- _Work instructions_
Copy the first line of the material below and every later line through the line containing "6.5, 7, 7.5];", without any other output.
[start of Data supplied]
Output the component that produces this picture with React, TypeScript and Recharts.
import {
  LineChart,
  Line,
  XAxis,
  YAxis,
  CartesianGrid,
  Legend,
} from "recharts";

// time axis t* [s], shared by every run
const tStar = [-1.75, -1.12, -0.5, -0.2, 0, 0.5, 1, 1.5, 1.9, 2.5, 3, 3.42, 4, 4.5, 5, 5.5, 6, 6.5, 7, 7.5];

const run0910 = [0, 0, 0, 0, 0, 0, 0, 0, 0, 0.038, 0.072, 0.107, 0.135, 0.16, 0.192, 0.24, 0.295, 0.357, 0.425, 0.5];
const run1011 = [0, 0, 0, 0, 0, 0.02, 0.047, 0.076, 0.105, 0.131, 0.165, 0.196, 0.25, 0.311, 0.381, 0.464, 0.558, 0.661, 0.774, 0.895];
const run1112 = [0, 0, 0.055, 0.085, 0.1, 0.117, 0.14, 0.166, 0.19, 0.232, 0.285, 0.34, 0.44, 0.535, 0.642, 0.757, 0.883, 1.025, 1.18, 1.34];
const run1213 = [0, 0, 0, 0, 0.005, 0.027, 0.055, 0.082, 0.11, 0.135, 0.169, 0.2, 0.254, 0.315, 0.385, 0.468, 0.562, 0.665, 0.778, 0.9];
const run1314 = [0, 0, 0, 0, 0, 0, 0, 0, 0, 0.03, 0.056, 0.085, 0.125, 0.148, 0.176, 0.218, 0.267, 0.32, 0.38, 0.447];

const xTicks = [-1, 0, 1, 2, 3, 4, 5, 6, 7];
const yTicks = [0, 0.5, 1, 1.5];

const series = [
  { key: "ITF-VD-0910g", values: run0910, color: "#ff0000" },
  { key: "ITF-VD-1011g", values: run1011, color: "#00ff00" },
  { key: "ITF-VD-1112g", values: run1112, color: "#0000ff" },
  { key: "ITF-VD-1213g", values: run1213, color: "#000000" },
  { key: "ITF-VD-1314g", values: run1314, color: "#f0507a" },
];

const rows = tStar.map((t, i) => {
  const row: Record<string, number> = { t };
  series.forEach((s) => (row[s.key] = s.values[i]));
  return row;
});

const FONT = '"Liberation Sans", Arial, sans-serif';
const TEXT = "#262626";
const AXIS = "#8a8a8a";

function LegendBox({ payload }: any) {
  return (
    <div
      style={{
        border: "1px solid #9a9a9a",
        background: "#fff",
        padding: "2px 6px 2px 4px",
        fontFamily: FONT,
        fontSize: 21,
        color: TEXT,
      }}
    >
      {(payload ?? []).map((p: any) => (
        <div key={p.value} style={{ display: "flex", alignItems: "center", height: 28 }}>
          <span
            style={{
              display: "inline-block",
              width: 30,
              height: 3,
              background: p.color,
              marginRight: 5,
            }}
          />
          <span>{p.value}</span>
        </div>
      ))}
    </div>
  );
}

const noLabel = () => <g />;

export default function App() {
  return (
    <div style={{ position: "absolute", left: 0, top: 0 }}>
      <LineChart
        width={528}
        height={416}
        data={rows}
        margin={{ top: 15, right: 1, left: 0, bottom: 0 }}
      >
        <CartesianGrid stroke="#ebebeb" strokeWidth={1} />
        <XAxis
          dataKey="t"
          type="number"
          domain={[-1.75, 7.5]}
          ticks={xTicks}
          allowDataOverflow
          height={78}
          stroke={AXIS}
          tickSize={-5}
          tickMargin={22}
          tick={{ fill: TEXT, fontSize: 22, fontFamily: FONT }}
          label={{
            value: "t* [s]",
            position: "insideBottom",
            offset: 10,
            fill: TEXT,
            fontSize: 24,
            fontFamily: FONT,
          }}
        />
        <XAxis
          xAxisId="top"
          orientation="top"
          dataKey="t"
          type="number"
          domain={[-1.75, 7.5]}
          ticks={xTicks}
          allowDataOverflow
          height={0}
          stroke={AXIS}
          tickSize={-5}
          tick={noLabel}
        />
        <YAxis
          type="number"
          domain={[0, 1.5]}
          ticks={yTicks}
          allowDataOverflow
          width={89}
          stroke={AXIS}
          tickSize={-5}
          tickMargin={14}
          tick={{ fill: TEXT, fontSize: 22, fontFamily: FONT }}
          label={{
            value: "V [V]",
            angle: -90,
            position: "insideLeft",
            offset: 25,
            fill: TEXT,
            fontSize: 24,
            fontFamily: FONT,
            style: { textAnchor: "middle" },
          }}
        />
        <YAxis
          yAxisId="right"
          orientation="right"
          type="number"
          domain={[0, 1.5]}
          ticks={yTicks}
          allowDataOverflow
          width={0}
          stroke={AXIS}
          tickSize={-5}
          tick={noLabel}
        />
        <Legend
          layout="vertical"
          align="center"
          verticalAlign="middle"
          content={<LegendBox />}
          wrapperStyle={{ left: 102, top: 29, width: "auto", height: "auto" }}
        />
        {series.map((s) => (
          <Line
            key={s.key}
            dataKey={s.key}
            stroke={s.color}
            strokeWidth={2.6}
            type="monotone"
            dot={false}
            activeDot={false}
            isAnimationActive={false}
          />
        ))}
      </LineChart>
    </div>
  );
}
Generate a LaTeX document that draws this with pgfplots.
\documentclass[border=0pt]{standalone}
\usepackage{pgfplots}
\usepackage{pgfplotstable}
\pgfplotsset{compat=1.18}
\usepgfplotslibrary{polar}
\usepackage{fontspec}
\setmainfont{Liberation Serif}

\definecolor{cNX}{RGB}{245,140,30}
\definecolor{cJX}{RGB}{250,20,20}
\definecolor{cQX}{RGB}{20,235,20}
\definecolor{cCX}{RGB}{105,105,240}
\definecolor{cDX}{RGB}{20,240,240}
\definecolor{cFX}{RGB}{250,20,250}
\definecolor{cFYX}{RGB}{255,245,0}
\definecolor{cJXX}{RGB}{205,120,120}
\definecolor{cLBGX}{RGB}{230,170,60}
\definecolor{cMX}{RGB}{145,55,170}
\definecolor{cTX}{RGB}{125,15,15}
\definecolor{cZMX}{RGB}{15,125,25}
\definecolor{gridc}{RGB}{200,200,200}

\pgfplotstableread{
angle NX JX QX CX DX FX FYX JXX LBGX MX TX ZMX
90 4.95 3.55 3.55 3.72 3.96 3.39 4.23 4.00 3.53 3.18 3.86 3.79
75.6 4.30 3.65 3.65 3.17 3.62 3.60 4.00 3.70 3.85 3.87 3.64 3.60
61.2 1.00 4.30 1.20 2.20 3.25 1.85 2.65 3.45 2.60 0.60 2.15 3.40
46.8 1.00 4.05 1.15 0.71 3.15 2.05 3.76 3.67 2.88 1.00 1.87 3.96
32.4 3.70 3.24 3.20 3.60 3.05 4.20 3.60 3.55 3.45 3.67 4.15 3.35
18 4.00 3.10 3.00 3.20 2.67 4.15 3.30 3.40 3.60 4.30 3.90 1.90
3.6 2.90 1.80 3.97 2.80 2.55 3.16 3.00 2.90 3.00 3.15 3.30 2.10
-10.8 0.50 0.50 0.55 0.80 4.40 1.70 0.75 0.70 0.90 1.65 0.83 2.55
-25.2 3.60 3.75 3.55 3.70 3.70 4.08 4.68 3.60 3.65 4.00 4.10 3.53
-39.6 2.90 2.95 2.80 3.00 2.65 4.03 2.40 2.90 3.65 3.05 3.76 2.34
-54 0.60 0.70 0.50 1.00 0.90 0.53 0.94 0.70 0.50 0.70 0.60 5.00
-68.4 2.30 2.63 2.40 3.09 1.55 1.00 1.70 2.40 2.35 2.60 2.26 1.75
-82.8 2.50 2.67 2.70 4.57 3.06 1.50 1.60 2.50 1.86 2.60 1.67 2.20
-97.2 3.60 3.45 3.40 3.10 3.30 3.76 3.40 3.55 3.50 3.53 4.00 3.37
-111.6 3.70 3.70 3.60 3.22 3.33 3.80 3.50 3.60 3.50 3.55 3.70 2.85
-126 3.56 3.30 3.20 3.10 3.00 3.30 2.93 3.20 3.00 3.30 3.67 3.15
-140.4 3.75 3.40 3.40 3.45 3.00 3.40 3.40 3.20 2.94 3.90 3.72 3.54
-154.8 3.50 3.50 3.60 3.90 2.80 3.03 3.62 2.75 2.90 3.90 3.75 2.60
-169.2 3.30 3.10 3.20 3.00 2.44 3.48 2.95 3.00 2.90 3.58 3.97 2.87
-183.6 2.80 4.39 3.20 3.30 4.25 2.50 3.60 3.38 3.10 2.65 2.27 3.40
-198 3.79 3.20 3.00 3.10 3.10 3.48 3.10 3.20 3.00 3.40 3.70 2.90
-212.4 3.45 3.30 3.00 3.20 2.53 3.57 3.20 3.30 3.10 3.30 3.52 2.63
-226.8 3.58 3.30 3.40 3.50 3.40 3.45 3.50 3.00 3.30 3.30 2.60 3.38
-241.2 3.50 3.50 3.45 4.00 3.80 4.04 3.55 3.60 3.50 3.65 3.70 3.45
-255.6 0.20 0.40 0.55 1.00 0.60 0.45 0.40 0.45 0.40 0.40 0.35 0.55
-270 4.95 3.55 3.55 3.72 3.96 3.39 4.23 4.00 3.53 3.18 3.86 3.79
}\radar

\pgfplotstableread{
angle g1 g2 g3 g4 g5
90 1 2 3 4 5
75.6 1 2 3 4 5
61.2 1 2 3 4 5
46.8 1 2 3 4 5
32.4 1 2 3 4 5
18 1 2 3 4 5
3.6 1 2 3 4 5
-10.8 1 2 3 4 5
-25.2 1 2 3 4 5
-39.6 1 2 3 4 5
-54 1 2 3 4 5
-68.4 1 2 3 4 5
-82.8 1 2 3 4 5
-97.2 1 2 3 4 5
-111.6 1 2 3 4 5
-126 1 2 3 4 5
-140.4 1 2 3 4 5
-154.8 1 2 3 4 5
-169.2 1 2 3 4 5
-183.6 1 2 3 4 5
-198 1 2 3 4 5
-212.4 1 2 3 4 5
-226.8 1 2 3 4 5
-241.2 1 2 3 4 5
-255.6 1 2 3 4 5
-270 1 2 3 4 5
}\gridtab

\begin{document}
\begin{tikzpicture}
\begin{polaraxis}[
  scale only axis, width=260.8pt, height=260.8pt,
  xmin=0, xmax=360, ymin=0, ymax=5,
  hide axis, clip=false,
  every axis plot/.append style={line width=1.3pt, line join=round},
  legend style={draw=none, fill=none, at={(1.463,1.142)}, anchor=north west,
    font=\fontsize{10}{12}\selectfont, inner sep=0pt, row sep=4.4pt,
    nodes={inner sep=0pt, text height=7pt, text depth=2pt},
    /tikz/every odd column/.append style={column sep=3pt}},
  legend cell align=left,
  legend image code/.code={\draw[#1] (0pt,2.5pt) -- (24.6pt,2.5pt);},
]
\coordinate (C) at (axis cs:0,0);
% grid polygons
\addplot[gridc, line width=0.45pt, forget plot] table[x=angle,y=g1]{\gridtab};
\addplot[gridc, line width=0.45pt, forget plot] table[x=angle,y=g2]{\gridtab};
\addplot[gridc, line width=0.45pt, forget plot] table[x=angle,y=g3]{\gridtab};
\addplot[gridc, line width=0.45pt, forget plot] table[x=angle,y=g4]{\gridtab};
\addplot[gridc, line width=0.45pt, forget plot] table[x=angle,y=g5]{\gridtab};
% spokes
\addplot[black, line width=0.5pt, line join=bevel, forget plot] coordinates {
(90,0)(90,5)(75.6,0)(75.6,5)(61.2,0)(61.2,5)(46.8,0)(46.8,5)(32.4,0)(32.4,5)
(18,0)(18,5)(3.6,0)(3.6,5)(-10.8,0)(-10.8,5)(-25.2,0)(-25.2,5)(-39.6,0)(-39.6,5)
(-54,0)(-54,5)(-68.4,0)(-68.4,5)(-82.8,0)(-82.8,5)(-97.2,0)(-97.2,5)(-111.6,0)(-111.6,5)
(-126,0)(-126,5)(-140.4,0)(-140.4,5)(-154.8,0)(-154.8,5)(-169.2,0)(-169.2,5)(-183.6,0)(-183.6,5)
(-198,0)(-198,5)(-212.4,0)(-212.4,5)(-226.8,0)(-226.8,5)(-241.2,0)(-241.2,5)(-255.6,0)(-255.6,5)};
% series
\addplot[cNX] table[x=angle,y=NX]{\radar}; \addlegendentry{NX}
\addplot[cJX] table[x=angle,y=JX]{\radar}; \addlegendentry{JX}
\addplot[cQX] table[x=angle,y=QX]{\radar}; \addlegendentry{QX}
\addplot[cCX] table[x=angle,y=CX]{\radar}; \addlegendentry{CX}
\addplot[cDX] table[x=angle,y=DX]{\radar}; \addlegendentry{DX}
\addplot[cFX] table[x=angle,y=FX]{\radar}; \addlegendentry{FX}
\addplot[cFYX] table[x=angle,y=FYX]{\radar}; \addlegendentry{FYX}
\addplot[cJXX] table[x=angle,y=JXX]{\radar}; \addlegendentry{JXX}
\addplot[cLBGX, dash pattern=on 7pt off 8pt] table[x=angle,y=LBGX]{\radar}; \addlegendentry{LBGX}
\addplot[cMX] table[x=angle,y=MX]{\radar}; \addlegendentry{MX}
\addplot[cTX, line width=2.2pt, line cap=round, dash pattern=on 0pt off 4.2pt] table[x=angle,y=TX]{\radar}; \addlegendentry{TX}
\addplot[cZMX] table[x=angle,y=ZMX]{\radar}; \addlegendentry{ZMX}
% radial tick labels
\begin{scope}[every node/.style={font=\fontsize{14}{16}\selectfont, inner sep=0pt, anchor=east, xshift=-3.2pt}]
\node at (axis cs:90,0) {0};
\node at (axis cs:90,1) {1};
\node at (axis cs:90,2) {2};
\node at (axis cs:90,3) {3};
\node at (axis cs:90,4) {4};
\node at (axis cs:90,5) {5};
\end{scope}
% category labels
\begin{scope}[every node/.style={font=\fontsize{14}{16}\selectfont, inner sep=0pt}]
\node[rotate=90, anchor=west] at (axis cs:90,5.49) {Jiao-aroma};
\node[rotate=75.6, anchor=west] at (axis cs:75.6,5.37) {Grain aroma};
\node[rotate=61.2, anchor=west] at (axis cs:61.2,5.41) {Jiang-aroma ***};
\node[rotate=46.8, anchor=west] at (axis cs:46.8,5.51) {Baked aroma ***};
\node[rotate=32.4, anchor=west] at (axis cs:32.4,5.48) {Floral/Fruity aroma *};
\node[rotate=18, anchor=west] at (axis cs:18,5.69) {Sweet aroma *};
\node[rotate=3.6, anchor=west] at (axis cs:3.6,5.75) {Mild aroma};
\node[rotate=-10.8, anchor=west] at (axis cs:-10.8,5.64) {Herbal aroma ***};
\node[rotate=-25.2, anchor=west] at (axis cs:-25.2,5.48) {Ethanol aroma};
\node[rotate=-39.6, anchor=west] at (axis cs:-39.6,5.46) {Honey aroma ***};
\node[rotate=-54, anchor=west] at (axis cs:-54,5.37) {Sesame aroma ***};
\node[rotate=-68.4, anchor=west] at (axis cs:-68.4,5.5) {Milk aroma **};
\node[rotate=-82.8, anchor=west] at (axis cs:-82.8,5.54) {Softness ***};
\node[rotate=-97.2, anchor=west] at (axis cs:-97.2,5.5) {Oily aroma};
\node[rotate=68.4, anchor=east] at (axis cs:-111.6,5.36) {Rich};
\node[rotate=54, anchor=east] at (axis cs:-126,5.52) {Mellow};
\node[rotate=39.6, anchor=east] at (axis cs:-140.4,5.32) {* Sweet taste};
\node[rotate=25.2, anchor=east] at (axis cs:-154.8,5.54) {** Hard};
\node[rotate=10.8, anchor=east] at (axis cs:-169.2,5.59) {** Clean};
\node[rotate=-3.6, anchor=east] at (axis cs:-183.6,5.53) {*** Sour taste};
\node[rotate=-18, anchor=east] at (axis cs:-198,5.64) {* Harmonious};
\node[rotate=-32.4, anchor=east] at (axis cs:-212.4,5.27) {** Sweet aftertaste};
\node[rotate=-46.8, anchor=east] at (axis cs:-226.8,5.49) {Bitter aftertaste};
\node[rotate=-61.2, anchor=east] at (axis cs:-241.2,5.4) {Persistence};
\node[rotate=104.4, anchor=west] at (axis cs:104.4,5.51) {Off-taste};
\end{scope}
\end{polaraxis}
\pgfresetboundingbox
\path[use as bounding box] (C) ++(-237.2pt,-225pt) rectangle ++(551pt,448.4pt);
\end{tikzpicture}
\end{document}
[end of Data supplied]
- _Full output_
Output the component that produces this picture with React, TypeScript and Recharts.
import {
  LineChart,
  Line,
  XAxis,
  YAxis,
  CartesianGrid,
  Legend,
} from "recharts";

// time axis t* [s], shared by every run
const tStar = [-1.75, -1.12, -0.5, -0.2, 0, 0.5, 1, 1.5, 1.9, 2.5, 3, 3.42, 4, 4.5, 5, 5.5, 6, 6.5, 7, 7.5];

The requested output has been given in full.